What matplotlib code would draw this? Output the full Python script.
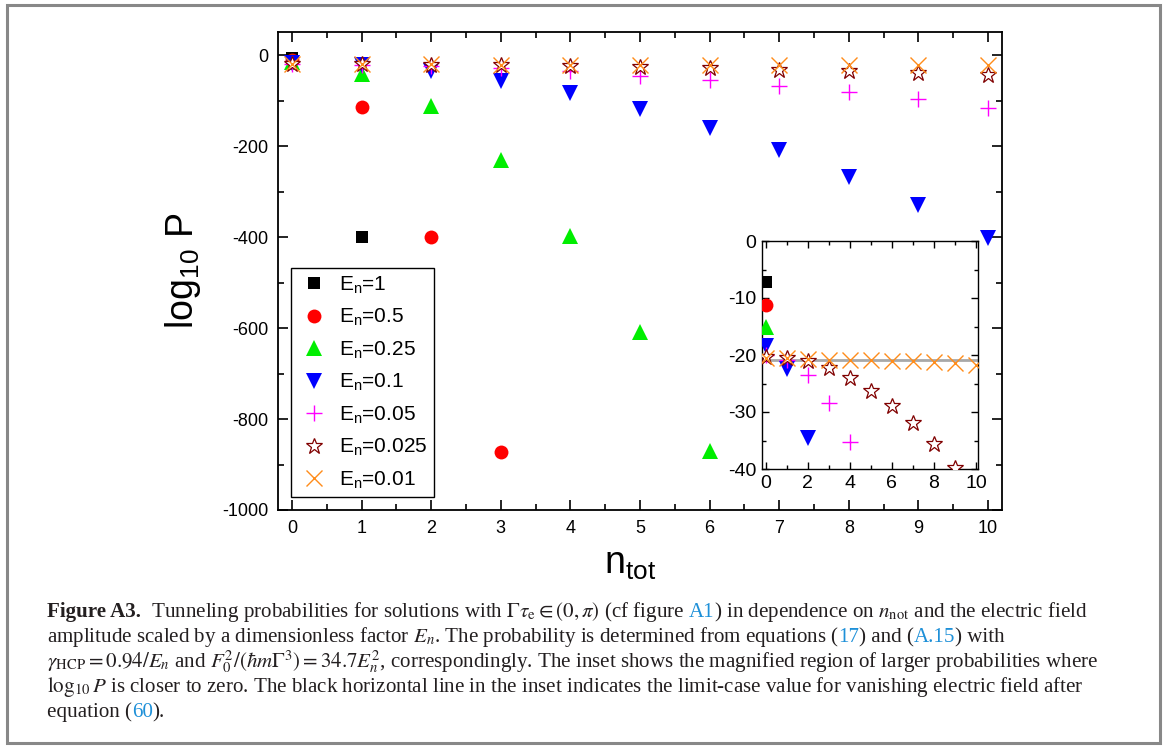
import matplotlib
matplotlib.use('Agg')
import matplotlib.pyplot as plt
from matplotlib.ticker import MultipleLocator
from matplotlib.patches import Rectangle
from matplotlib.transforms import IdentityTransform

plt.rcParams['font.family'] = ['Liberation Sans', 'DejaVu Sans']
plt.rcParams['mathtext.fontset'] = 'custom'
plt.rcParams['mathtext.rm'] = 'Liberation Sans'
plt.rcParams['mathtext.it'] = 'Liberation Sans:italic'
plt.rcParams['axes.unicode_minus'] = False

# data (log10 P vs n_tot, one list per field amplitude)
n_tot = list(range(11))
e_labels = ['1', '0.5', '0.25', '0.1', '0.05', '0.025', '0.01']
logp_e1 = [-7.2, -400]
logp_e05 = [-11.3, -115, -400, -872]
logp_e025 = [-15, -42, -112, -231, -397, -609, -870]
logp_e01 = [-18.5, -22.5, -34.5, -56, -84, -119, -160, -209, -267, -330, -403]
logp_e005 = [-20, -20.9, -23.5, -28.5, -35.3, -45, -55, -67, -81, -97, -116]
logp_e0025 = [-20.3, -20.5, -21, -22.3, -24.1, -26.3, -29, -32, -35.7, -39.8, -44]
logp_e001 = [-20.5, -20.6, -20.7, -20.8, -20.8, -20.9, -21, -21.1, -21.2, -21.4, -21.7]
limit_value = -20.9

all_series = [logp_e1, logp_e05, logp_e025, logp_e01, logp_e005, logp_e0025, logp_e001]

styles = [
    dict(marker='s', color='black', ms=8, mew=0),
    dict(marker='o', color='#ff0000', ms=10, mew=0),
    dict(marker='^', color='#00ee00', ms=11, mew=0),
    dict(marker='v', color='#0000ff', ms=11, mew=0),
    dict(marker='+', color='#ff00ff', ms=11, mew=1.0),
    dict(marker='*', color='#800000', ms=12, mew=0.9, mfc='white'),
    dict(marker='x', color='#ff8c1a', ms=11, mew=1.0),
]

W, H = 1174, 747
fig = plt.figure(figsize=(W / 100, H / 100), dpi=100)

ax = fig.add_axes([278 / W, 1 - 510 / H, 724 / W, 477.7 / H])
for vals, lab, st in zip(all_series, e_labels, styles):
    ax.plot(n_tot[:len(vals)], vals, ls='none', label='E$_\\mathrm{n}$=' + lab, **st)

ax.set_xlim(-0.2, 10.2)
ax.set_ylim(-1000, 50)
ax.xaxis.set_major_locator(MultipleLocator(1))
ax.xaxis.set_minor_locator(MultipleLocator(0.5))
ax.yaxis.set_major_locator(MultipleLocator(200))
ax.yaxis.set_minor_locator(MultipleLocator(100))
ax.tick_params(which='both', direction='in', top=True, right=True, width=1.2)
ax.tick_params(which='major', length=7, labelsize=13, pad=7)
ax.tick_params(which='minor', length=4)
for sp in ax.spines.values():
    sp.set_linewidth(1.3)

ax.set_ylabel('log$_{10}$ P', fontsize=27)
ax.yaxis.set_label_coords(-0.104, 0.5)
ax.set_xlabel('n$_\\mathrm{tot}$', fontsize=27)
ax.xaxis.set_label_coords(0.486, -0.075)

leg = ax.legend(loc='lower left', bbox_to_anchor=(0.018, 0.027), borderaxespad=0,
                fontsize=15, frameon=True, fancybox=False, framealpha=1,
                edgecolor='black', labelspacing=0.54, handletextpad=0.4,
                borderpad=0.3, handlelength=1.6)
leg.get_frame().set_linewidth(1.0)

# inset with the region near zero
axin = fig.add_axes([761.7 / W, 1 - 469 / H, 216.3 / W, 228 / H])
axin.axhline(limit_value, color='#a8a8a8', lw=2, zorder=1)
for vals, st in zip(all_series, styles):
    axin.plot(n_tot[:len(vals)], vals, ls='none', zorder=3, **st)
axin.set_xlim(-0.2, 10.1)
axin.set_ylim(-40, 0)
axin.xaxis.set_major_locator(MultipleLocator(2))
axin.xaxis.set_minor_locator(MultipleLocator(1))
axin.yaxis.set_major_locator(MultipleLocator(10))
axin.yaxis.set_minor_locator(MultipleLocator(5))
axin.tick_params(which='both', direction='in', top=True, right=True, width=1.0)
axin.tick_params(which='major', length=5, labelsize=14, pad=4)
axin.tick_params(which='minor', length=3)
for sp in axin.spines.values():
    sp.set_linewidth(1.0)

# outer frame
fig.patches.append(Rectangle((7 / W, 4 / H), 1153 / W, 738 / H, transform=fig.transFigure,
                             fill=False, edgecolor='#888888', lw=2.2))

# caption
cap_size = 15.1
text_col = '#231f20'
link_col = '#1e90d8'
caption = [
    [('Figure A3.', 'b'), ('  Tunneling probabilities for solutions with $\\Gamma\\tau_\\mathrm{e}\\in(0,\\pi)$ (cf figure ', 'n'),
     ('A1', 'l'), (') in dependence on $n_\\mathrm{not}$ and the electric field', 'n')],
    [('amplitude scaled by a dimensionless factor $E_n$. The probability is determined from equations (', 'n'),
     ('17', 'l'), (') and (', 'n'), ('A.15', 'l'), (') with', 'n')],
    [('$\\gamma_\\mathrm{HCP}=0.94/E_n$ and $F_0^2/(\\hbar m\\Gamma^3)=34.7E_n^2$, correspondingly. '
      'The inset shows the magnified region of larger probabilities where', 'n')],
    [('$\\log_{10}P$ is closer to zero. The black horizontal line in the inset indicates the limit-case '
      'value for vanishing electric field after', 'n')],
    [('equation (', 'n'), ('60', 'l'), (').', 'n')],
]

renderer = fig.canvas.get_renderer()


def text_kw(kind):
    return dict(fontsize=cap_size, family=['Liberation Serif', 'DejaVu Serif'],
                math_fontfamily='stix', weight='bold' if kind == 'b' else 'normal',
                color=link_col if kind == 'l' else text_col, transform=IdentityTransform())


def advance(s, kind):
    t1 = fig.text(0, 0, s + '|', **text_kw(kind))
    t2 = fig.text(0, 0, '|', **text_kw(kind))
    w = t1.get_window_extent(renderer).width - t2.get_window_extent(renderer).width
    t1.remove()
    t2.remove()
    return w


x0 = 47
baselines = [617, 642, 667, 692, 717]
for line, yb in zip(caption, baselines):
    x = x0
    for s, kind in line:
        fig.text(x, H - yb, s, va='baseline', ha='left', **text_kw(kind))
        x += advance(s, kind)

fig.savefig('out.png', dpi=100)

:::

* TASK DESCRIPTION *
Go through the data above and transcribe it in full, omitting any image.

* RESPONSE FOR THIS EXERCISE *
What matplotlib code would draw this? Output the full Python script.
import matplotlib
matplotlib.use('Agg')
import matplotlib.pyplot as plt
from matplotlib.ticker import MultipleLocator
from matplotlib.patches import Rectangle
from matplotlib.transforms import IdentityTransform

plt.rcParams['font.family'] = ['Liberation Sans', 'DejaVu Sans']
plt.rcParams['mathtext.fontset'] = 'custom'
plt.rcParams['mathtext.rm'] = 'Liberation Sans'
plt.rcParams['mathtext.it'] = 'Liberation Sans:italic'
plt.rcParams['axes.unicode_minus'] = False

# data (log10 P vs n_tot, one list per field amplitude)
n_tot = list(range(11))
e_labels = ['1', '0.5', '0.25', '0.1', '0.05', '0.025', '0.01']
logp_e1 = [-7.2, -400]
logp_e05 = [-11.3, -115, -400, -872]
logp_e025 = [-15, -42, -112, -231, -397, -609, -870]
logp_e01 = [-18.5, -22.5, -34.5, -56, -84, -119, -160, -209, -267, -330, -403]
logp_e005 = [-20, -20.9, -23.5, -28.5, -35.3, -45, -55, -67, -81, -97, -116]
logp_e0025 = [-20.3, -20.5, -21, -22.3, -24.1, -26.3, -29, -32, -35.7, -39.8, -44]
logp_e001 = [-20.5, -20.6, -20.7, -20.8, -20.8, -20.9, -21, -21.1, -21.2, -21.4, -21.7]
limit_value = -20.9

all_series = [logp_e1, logp_e05, logp_e025, logp_e01, logp_e005, logp_e0025, logp_e001]

styles = [
    dict(marker='s', color='black', ms=8, mew=0),
    dict(marker='o', color='#ff0000', ms=10, mew=0),
    dict(marker='^', color='#00ee00', ms=11, mew=0),
    dict(marker='v', color='#0000ff', ms=11, mew=0),
    dict(marker='+', color='#ff00ff', ms=11, mew=1.0),
    dict(marker='*', color='#800000', ms=12, mew=0.9, mfc='white'),
    dict(marker='x', color='#ff8c1a', ms=11, mew=1.0),
]

W, H = 1174, 747
fig = plt.figure(figsize=(W / 100, H / 100), dpi=100)

ax = fig.add_axes([278 / W, 1 - 510 / H, 724 / W, 477.7 / H])
for vals, lab, st in zip(all_series, e_labels, styles):
    ax.plot(n_tot[:len(vals)], vals, ls='none', label='E$_\\mathrm{n}$=' + lab, **st)

ax.set_xlim(-0.2, 10.2)
ax.set_ylim(-1000, 50)
ax.xaxis.set_major_locator(MultipleLocator(1))
ax.xaxis.set_minor_locator(MultipleLocator(0.5))
ax.yaxis.set_major_locator(MultipleLocator(200))
ax.yaxis.set_minor_locator(MultipleLocator(100))
ax.tick_params(which='both', direction='in', top=True, right=True, width=1.2)
ax.tick_params(which='major', length=7, labelsize=13, pad=7)
ax.tick_params(which='minor', length=4)
for sp in ax.spines.values():
    sp.set_linewidth(1.3)

ax.set_ylabel('log$_{10}$ P', fontsize=27)
ax.yaxis.set_label_coords(-0.104, 0.5)
ax.set_xlabel('n$_\\mathrm{tot}$', fontsize=27)
ax.xaxis.set_label_coords(0.486, -0.075)

leg = ax.legend(loc='lower left', bbox_to_anchor=(0.018, 0.027), borderaxespad=0,
                fontsize=15, frameon=True, fancybox=False, framealpha=1,
                edgecolor='black', labelspacing=0.54, handletextpad=0.4,
                borderpad=0.3, handlelength=1.6)
leg.get_frame().set_linewidth(1.0)

# inset with the region near zero
axin = fig.add_axes([761.7 / W, 1 - 469 / H, 216.3 / W, 228 / H])
axin.axhline(limit_value, color='#a8a8a8', lw=2, zorder=1)
for vals, st in zip(all_series, styles):
    axin.plot(n_tot[:len(vals)], vals, ls='none', zorder=3, **st)
axin.set_xlim(-0.2, 10.1)
axin.set_ylim(-40, 0)
axin.xaxis.set_major_locator(MultipleLocator(2))
axin.xaxis.set_minor_locator(MultipleLocator(1))
axin.yaxis.set_major_locator(MultipleLocator(10))
axin.yaxis.set_minor_locator(MultipleLocator(5))
axin.tick_params(which='both', direction='in', top=True, right=True, width=1.0)
axin.tick_params(which='major', length=5, labelsize=14, pad=4)
axin.tick_params(which='minor', length=3)
for sp in axin.spines.values():
    sp.set_linewidth(1.0)

# outer frame
fig.patches.append(Rectangle((7 / W, 4 / H), 1153 / W, 738 / H, transform=fig.transFigure,
                             fill=False, edgecolor='#888888', lw=2.2))

# caption
cap_size = 15.1
text_col = '#231f20'
link_col = '#1e90d8'
caption = [
    [('Figure A3.', 'b'), ('  Tunneling probabilities for solutions with $\\Gamma\\tau_\\mathrm{e}\\in(0,\\pi)$ (cf figure ', 'n'),
     ('A1', 'l'), (') in dependence on $n_\\mathrm{not}$ and the electric field', 'n')],
    [('amplitude scaled by a dimensionless factor $E_n$. The probability is determined from equations (', 'n'),
     ('17', 'l'), (') and (', 'n'), ('A.15', 'l'), (') with', 'n')],
    [('$\\gamma_\\mathrm{HCP}=0.94/E_n$ and $F_0^2/(\\hbar m\\Gamma^3)=34.7E_n^2$, correspondingly. '
      'The inset shows the magnified region of larger probabilities where', 'n')],
    [('$\\log_{10}P$ is closer to zero. The black horizontal line in the inset indicates the limit-case '
      'value for vanishing electric field after', 'n')],
    [('equation (', 'n'), ('60', 'l'), (').', 'n')],
]

renderer = fig.canvas.get_renderer()


def text_kw(kind):
    return dict(fontsize=cap_size, family=['Liberation Serif', 'DejaVu Serif'],
                math_fontfamily='stix', weight='bold' if kind == 'b' else 'normal',
                color=link_col if kind == 'l' else text_col, transform=IdentityTransform())


def advance(s, kind):
    t1 = fig.text(0, 0, s + '|', **text_kw(kind))
    t2 = fig.text(0, 0, '|', **text_kw(kind))
    w = t1.get_window_extent(renderer).width - t2.get_window_extent(renderer).width
    t1.remove()
    t2.remove()
    return w


x0 = 47
baselines = [617, 642, 667, 692, 717]
for line, yb in zip(caption, baselines):
    x = x0
    for s, kind in line:
        fig.text(x, H - yb, s, va='baseline', ha='left', **text_kw(kind))
        x += advance(s, kind)

fig.savefig('out.png', dpi=100)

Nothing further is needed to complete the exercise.